自慢がしたいのではなくただ僕に関する事実を述べているだけなので、英語が不得意な人がこの記事を読んでもどうか不快にならないでほしい。
小学生のころにアメリカの学校に通っていたことが発音の良さの原因だろうが、ほんと親には感謝している。
しかし、この発音の良さが生きることへの足枷になることだってある。
小学校4年生のころに日本に帰ってきて僕は地元の小学校に通い始めた。
その小学校では5年生のころから英語の授業が始まるらしく、クラスのみんなは未知の授業にかなりソワソワしていた。
英語に自信があったから英語の授業なんて余裕だと思っていた節がある。
授業形態はALTと英会話を交えながら進めていくもので、一人づつクラスの前で英語を話す機会もあった。
僕はアメリカにいた時と同じような発音と抑揚で英単語を発する。
しかし、クラスの反応はどうだろうか?
完全にシラケてしまったではないか。
僕が初めてみんなの前で披露した特技に唖然茫然。
静まり返ってしまったのである。
当時のクラスメイトが何を考えていたかは皆目見当がつかないが、一種の疎外感を僕が覚えたことだけは鮮明に覚えている。
恐らくそこに悪意はない。
「英語の発音の良さを見せつけやがって」と悪意のある沈黙もあったのかもしれない。
しかし、それは一方的な憶測の領域を出ることはないだろう。
英語が原因で実際に悪口を言われたことは今までにないからだ。
しかし、疎外感を感じたの事実であり、それは恐らくクラスメイトの反応の薄さと自分の異質さを明確に感じ取ってしまったことにある。

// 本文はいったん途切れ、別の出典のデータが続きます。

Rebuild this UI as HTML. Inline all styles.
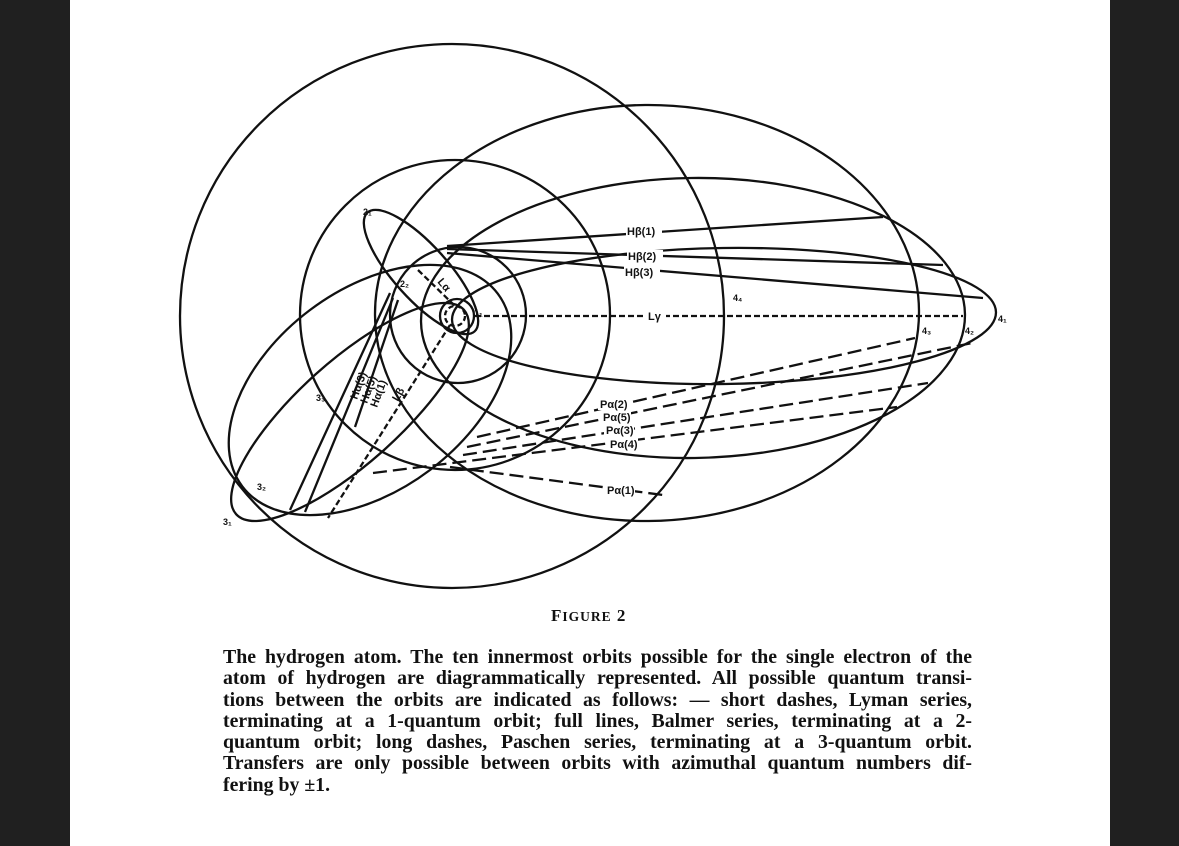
<!DOCTYPE html>
<html><head><meta charset="utf-8"><style>
body{margin:0;width:1179px;height:846px;background:#202020;overflow:hidden;position:relative}
#page{position:absolute;left:70px;top:0;width:1040px;height:846px;background:#fff}
svg{position:absolute;left:0;top:0}
.cap{position:absolute;left:223px;width:749px;font-family:"Liberation Serif",serif;font-size:19.8px;font-weight:bold;color:#111;line-height:21.3px;top:647px}
.cap div{text-align:justify;text-align-last:justify;white-space:nowrap}
.cap div.l{text-align-last:left}
.fig{position:absolute;left:551px;top:606px;font-family:"Liberation Serif",serif;font-size:17px;font-weight:bold;color:#111;letter-spacing:1px}
</style></head><body>
<div id="page"></div>
<svg width="1179" height="846" viewBox="0 0 1179 846">
<g fill="none" stroke="#111" stroke-width="2.3">
<circle cx="452" cy="316" r="272"/>
<circle cx="455" cy="315" r="155"/>
<circle cx="458" cy="315" r="68"/>
<circle cx="457" cy="316" r="17"/>
<circle cx="455" cy="316" r="10" stroke-dasharray="5 3"/>
<ellipse cx="421" cy="272" rx="80" ry="27" transform="rotate(48 421 272)"/>
<ellipse cx="350" cy="412" rx="153" ry="51" transform="rotate(138.1 350 412)"/>
<ellipse cx="370" cy="390" rx="160" ry="100" transform="rotate(143 370 390)"/>
<ellipse cx="647" cy="313" rx="272" ry="208" transform="rotate(-0.5 647 313)"/>
<ellipse cx="693" cy="318" rx="272" ry="140" transform="rotate(-0.8 693 318)"/>
<ellipse cx="724" cy="316" rx="272" ry="68" transform="rotate(-0.8 724 316)"/>
<line x1="447" y1="246" x2="883" y2="217"/>
<line x1="447" y1="249" x2="943" y2="265"/>
<line x1="447" y1="253" x2="983" y2="298"/>
<line x1="390" y1="293" x2="290" y2="510"/>
<line x1="393" y1="298" x2="305" y2="512"/>
<line x1="398" y1="300" x2="355" y2="427"/>
<line x1="475" y1="316" x2="963" y2="316" stroke-dasharray="6 3"/>
<line x1="418" y1="270" x2="455" y2="306" stroke-dasharray="6 3"/>
<line x1="450" y1="325" x2="328" y2="518" stroke-dasharray="6 3"/>
<g stroke-dasharray="14 6">
<line x1="477" y1="437" x2="915" y2="338"/>
<line x1="467" y1="447" x2="972" y2="343"/>
<line x1="463" y1="455" x2="928" y2="383"/>
<line x1="373" y1="473" x2="897" y2="407"/>
<line x1="450" y1="467" x2="663" y2="495"/>
</g>
</g>
<g font-family="Liberation Sans,sans-serif" font-size="11" font-weight="bold" fill="#111">
<rect x="626" y="225" width="36" height="12" fill="#fff"/><text x="627" y="235">Hβ(1)</text>
<rect x="627" y="250" width="36" height="12" fill="#fff"/><text x="628" y="260">Hβ(2)</text>
<rect x="624" y="266" width="36" height="12" fill="#fff"/><text x="625" y="276">Hβ(3)</text>
<rect x="646" y="310" width="20" height="12" fill="#fff"/><text x="648" y="320">Lγ</text>
<rect x="598" y="398" width="30" height="12" fill="#fff"/><text x="600" y="408">Pα(2)</text>
<rect x="601" y="411" width="30" height="12" fill="#fff"/><text x="603" y="421">Pα(5)</text>
<rect x="604" y="424" width="30" height="12" fill="#fff"/><text x="606" y="434">Pα(3)</text>
<rect x="608" y="438" width="30" height="12" fill="#fff"/><text x="610" y="448">Pα(4)</text>
<rect x="605" y="484" width="30" height="12" fill="#fff"/><text x="607" y="494">Pα(1)</text>
<text transform="translate(357,400) rotate(-70)">Hα(3)</text>
<text transform="translate(367,404) rotate(-70)">Hα(5)</text>
<text transform="translate(377,408) rotate(-70)">Hα(1)</text>
<text transform="translate(437,282) rotate(50)">Lα</text>
<text transform="translate(398,402) rotate(-60)">Lβ</text>
<g font-size="9">
<text x="363" y="215">2₁</text><text x="400" y="287">2₂</text><text x="474" y="316">1₁</text>
<text x="316" y="401">3₃</text><text x="257" y="490">3₂</text><text x="223" y="525">3₁</text>
<text x="733" y="301">4₄</text><text x="922" y="334">4₃</text><text x="965" y="334">4₂</text><text x="998" y="322">4₁</text>
</g>
</g>
</svg>
<div class="fig">F<span style="font-size:13.5px">IGURE</span> 2</div>
<div class="cap">
<div>The hydrogen atom. The ten innermost orbits possible for the single electron of the</div>
<div>atom of hydrogen are diagrammatically represented. All possible quantum transi-</div>
<div>tions between the orbits are indicated as follows: — short dashes, Lyman series,</div>
<div>terminating at a 1-quantum orbit; full lines, Balmer series, terminating at a 2-</div>
<div>quantum orbit; long dashes, Paschen series, terminating at a 3-quantum orbit.</div>
<div>Transfers are only possible between orbits with azimuthal quantum numbers dif-</div>
<div class="l">fering by ±1.</div>
</div>
</body></html>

そのころから日本人の前で流暢な英語を話すことに抵抗感を抱くようになった。
中学にあがってから英語教育の割合はもっと増える。
クラスの前で英語の教科書を朗読するときだって日本語英語で乗り切った。
もったいないと思うかもしれない。
せっかく英語が得意ならそれを大勢の前で見せつけるべきだろう、アメリカの友人がその場にいようものならそう訴えかけてくるに違いない。
もうその友人とはかなり疎遠になったが。
この居心地の悪さは忘れたくても忘れられない。
流暢な英語を話すと教室が静まり返るあの感じ。
きもちわるい。
大学に入ってやっとそういう感情も薄れてきた。
帰国子女だったり、外国人だったり、そういう似たような境遇の人たちがたくさんいるからだ。
しかし、いまだに純性日本人の前で流暢な英語を話すには少しばかりの勇気がいる。
そういう謎の羞恥心は早く払拭すべきだと自分でも自覚しているところだ。